Los restos de Antonio Ramiro, el tío abuelo de Puri y el herrero del pueblo, también serán exhumados juntos a los de Manuel Lapeña, aunque será la familia viva —las nietas— quienes decidan dónde enterrarlo. “Su caso fue diferente. Él huyó al monte después de lo de su hermano, pero le dijeron que se entregara, que no le pasaría nada. Y así lo hizo. Mi tía [la esposa de Antonio Ramiro] le llevaba todos los días comida, porque era lo que se hacía cuando alguien tuyo estaba preso. Llegaba un momento en el que te decían que no llevaras más comida. Y eso le dijeron un día a ella. Lo mataron al final, como a todos”, explica Puri.

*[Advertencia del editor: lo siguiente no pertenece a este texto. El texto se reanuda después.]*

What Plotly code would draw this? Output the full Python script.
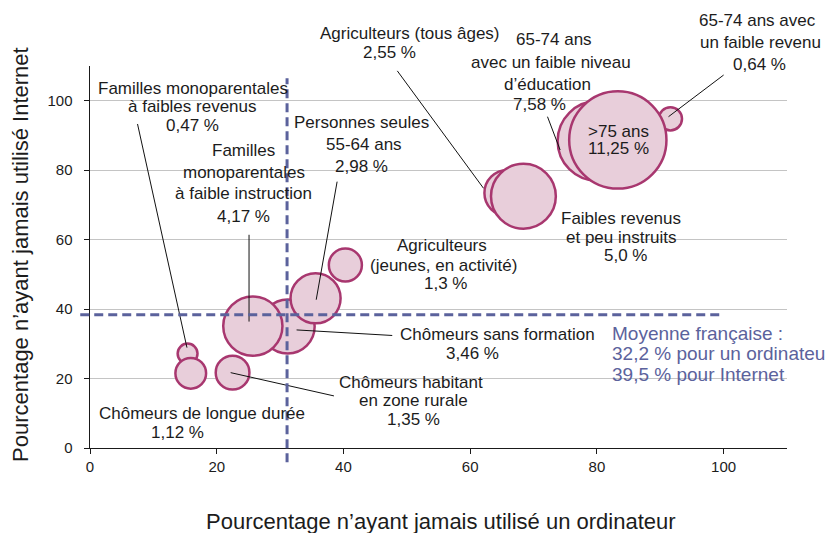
import plotly.graph_objects as go

# ---------------- data ----------------
groups = [
    "Familles monoparentales à faibles revenus",
    "Chômeurs de longue durée",
    "Chômeurs habitant en zone rurale",
    "Chômeurs sans formation",
    "Familles monoparentales à faible instruction",
    "Personnes seules 55-64 ans",
    "Agriculteurs (jeunes, en activité)",
    "Agriculteurs (tous âges)",
    "Faibles revenus et peu instruits",
    "65-74 ans avec un faible revenu",
    "65-74 ans avec un faible niveau d'éducation",
    ">75 ans",
]
pct_never_computer = [15.4, 15.9, 22.5, 31.2, 25.7, 35.6, 40.3, 65.9, 68.4, 91.6, 80.1, 83.3]
pct_never_internet = [27.2, 21.5, 21.7, 35.0, 35.1, 43.1, 52.7, 73.4, 72.5, 94.8, 88.4, 88.7]
population_share = [0.47, 1.12, 1.35, 3.46, 4.17, 2.98, 1.3, 2.55, 5.0, 0.64, 7.58, 11.25]

avg_computer_line = 31.1   # position of the dashed reference line as drawn
avg_internet_line = 38.4

x_ticks = [0, 20, 40, 60, 80, 100]
y_ticks = [0, 20, 40, 60, 80, 100]
AX_MAX = 110

# ---------------- label layout (data coords) ----------------
label_lines = [
    [("Familles monoparentales", 16.2, 103.6), ("à faibles revenus", 16.2, 98.3), ("0,47 %", 16.1, 93.0)],
    [("Familles", 24.3, 85.8), ("monoparentales", 24.3, 79.4), ("à faible instruction", 24.3, 73.4), ("4,17 %", 24.3, 66.8)],
    [("Personnes seules", 42.9, 93.7), ("55-64 ans", 43.2, 87.5), ("2,98 %", 42.9, 81.0)],
    [("Agriculteurs (tous âges)", 50.5, 119.4), ("2,55 %", 47.3, 113.8)],
    [("65-74 ans", 73.2, 117.5), ("avec un faible niveau", 72.8, 111.0), ("d’éducation", 72.2, 104.8), ("7,58 %", 70.9, 99.0)],
    [("65-74 ans avec", 105.4, 123.0), ("un faible revenu", 105.8, 116.7), ("0,64 %", 105.6, 110.3)],
    [(">75 ans", 83.4, 91.2), ("11,25 %", 83.4, 86.2)],
    [("Faibles revenus", 83.8, 66.2), ("et peu instruits", 83.9, 60.7), ("5,0 %", 84.5, 55.3)],
    [("Agriculteurs", 55.5, 58.2), ("(jeunes, en activité)", 55.8, 52.5), ("1,3 %", 56.1, 47.3)],
    [("Chômeurs sans formation", 64.3, 32.8), ("3,46 %", 60.3, 27.3)],
    [("Chômeurs habitant", 50.6, 19.0), ("en zone rurale", 51.1, 13.6), ("1,35 %", 51.0, 8.1)],
    [("Chômeurs de longue durée", 17.6, 9.9), ("1,12 %", 13.8, 4.5)],
]
leader_lines = [
    (7.5, 93.3, 15.3, 28.9),
    (25.1, 61.4, 25.1, 36.4),
    (39.0, 76.7, 35.7, 42.7),
    (48.5, 108.6, 62.1, 74.8),
    (72.2, 95.4, 74.2, 85.8),
    (100.0, 107.4, 91.3, 95.4),
    (47.7, 32.4, 32.6, 34.0),
    (38.5, 15.0, 22.2, 21.7),
]
avg_text = ["Moyenne française :", "32,2 % pour un ordinateur", "39,5 % pour Internet"]
avg_text_pos = [(82.0, 33.1), (82.0, 27.1), (82.0, 21.1)]

# ---------------- styles ----------------
FONT = "Liberation Sans, Arial, Helvetica, sans-serif"
TXT = "#1c1c1c"
BLUE = "#5B629C"
FILL = "#E8CEDA"
EDGE = "#A8376F"
RADIUS_K = 14.5  # px radius per sqrt(%)

fig = go.Figure()
fig.add_trace(go.Scatter(
    x=pct_never_computer, y=pct_never_internet,
    mode="markers",
    text=groups,
    marker=dict(size=population_share, sizemode="area",
                sizeref=1.0 / (2 * RADIUS_K ** 2),
                color=FILL, opacity=1,
                line=dict(color=EDGE, width=2.5)),
    hovertemplate="%{text}<extra></extra>",
    cliponaxis=False,
    showlegend=False,
))

shapes = []
for x0, y0, x1, y1 in leader_lines:
    shapes.append(dict(type="line", xref="x", yref="paper",
                       x0=x0, y0=y0 / AX_MAX, x1=x1, y1=y1 / AX_MAX,
                       line=dict(color="#111111", width=1), layer="above"))
# reference dashed lines
shapes.append(dict(type="line", xref="x", yref="paper", x0=avg_computer_line, x1=avg_computer_line,
                   y0=-0.037, y1=0.968, line=dict(color=BLUE, width=3, dash="9px,5px"), layer="above"))
shapes.append(dict(type="line", xref="paper", yref="y", x0=-0.014, x1=100 / AX_MAX,
                   y0=avg_internet_line, y1=avg_internet_line,
                   line=dict(color=BLUE, width=3, dash="9px,5px"), layer="above"))

annotations = []
for block in label_lines:
    for txt, ax, ay in block:
        annotations.append(dict(x=ax / AX_MAX, y=ay / AX_MAX, xref="paper", yref="paper", text=txt,
                                showarrow=False, xanchor="center", yanchor="middle",
                                font=dict(family=FONT, size=17, color=TXT)))
for txt, (ax, ay) in zip(avg_text, avg_text_pos):
    annotations.append(dict(x=ax / AX_MAX, y=ay / AX_MAX, xref="paper", yref="paper", text=txt,
                            showarrow=False, xanchor="left", yanchor="middle",
                            font=dict(family=FONT, size=19, color=BLUE)))
# axis titles
annotations.append(dict(x=0.504, y=-0.193, xref="paper", yref="paper",
                        text="Pourcentage n’ayant jamais utilisé un ordinateur",
                        showarrow=False, xanchor="center", yanchor="middle",
                        font=dict(family=FONT, size=22, color=TXT)))
annotations.append(dict(x=-0.0996, y=0.507, xref="paper", yref="paper",
                        text="Pourcentage n’ayant jamais utilisé Internet", textangle=-90,
                        showarrow=False, xanchor="center", yanchor="middle",
                        font=dict(family=FONT, size=22, color=TXT)))

fig.update_layout(
    width=825, height=525,
    margin=dict(l=81.5, r=46, t=58, b=84.7, pad=0),
    paper_bgcolor="white", plot_bgcolor="white",
    font=dict(family=FONT, color=TXT),
    shapes=shapes, annotations=annotations,
    xaxis=dict(range=[0, AX_MAX], tickvals=x_ticks, ticktext=[str(v) for v in x_ticks],
               showgrid=False, zeroline=False, showline=True, linecolor="#1a1a1a", linewidth=1.3,
               ticks="outside", ticklen=5, tickcolor="#1a1a1a", tickwidth=1.2,
               tickfont=dict(family=FONT, size=15, color=TXT)),
    yaxis=dict(range=[0, AX_MAX], tickvals=y_ticks,
               ticktext=[str(v) + "\u00a0\u00a0" for v in y_ticks],
               showgrid=True, gridcolor="#C4C4C4", gridwidth=1.3, zeroline=False,
               showline=True, linecolor="#1a1a1a", linewidth=1.3,
               ticks="outside", ticklen=5, tickcolor="#1a1a1a", tickwidth=1.2,
               tickfont=dict(family=FONT, size=15, color=TXT)),
    hovermode="closest",
)

fig.write_html("out.html")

La historia de España tiene un agujero en su pasado, como los fusilados en el cráneo por la herida de bala. Hay quienes, como Puri, quieren asomarse a él. Recordar para olvidar. “Mi padre ha sufrido mucho. Se quedó huérfano con sus hermanos y encima en plena posguerra. Te están contando esta historia y ves el dolor que han pasado. Por eso esto no es sólo una cuestión de honrar la memoria familiar, sino la del país. Queremos que se cuente tal y como fue. Para seguir adelante tenemos que poder enterrar a nuestros muertos”.